--- DATA ---
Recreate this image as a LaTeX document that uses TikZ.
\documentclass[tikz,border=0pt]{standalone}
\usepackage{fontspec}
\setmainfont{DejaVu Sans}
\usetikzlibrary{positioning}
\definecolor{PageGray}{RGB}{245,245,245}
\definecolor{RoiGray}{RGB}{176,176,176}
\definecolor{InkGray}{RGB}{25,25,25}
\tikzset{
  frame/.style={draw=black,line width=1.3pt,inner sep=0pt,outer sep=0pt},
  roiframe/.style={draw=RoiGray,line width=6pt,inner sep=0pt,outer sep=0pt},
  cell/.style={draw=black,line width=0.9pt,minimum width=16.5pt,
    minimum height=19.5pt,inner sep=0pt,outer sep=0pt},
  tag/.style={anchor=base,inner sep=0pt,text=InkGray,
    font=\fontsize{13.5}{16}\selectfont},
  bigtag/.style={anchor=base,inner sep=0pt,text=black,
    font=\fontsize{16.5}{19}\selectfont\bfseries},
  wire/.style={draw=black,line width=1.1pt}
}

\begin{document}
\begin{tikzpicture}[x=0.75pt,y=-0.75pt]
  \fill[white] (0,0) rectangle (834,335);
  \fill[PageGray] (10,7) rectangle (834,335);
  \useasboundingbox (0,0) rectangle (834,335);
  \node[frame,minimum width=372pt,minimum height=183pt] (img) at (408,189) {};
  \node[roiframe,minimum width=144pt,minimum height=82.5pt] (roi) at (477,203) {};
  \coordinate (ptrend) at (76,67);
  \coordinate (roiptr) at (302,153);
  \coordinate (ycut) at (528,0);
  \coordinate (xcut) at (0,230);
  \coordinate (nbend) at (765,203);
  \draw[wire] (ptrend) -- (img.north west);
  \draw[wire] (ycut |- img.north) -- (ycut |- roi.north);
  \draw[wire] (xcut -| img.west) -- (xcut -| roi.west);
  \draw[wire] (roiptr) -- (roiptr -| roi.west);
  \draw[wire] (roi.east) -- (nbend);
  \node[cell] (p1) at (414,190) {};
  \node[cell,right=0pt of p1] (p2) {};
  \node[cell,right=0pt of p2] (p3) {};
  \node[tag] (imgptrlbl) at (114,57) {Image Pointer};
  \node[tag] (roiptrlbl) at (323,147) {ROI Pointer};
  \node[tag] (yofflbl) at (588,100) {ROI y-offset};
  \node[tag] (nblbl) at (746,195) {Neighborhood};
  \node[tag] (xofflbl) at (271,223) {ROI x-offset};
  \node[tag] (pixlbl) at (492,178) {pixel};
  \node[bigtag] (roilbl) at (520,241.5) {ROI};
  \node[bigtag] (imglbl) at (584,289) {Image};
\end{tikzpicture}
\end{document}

--- PROBLEM TO SOLVE ---
Retype the material in full. Each word must match.

--- REPLY TO THE TASK ---
Recreate this image as a LaTeX document that uses TikZ.
\documentclass[tikz,border=0pt]{standalone}
\usepackage{fontspec}
\setmainfont{DejaVu Sans}
\usetikzlibrary{positioning}
\definecolor{PageGray}{RGB}{245,245,245}
\definecolor{RoiGray}{RGB}{176,176,176}
\definecolor{InkGray}{RGB}{25,25,25}
\tikzset{
  frame/.style={draw=black,line width=1.3pt,inner sep=0pt,outer sep=0pt},
  roiframe/.style={draw=RoiGray,line width=6pt,inner sep=0pt,outer sep=0pt},
  cell/.style={draw=black,line width=0.9pt,minimum width=16.5pt,
    minimum height=19.5pt,inner sep=0pt,outer sep=0pt},
  tag/.style={anchor=base,inner sep=0pt,text=InkGray,
    font=\fontsize{13.5}{16}\selectfont},
  bigtag/.style={anchor=base,inner sep=0pt,text=black,
    font=\fontsize{16.5}{19}\selectfont\bfseries},
  wire/.style={draw=black,line width=1.1pt}
}

\begin{document}
\begin{tikzpicture}[x=0.75pt,y=-0.75pt]
  \fill[white] (0,0) rectangle (834,335);
  \fill[PageGray] (10,7) rectangle (834,335);
  \useasboundingbox (0,0) rectangle (834,335);
  \node[frame,minimum width=372pt,minimum height=183pt] (img) at (408,189) {};
  \node[roiframe,minimum width=144pt,minimum height=82.5pt] (roi) at (477,203) {};
  \coordinate (ptrend) at (76,67);
  \coordinate (roiptr) at (302,153);
  \coordinate (ycut) at (528,0);
  \coordinate (xcut) at (0,230);
  \coordinate (nbend) at (765,203);
  \draw[wire] (ptrend) -- (img.north west);
  \draw[wire] (ycut |- img.north) -- (ycut |- roi.north);
  \draw[wire] (xcut -| img.west) -- (xcut -| roi.west);
  \draw[wire] (roiptr) -- (roiptr -| roi.west);
  \draw[wire] (roi.east) -- (nbend);
  \node[cell] (p1) at (414,190) {};
  \node[cell,right=0pt of p1] (p2) {};
  \node[cell,right=0pt of p2] (p3) {};
  \node[tag] (imgptrlbl) at (114,57) {Image Pointer};
  \node[tag] (roiptrlbl) at (323,147) {ROI Pointer};
  \node[tag] (yofflbl) at (588,100) {ROI y-offset};
  \node[tag] (nblbl) at (746,195) {Neighborhood};
  \node[tag] (xofflbl) at (271,223) {ROI x-offset};
  \node[tag] (pixlbl) at (492,178) {pixel};
  \node[bigtag] (roilbl) at (520,241.5) {ROI};
  \node[bigtag] (imglbl) at (584,289) {Image};
\end{tikzpicture}
\end{document}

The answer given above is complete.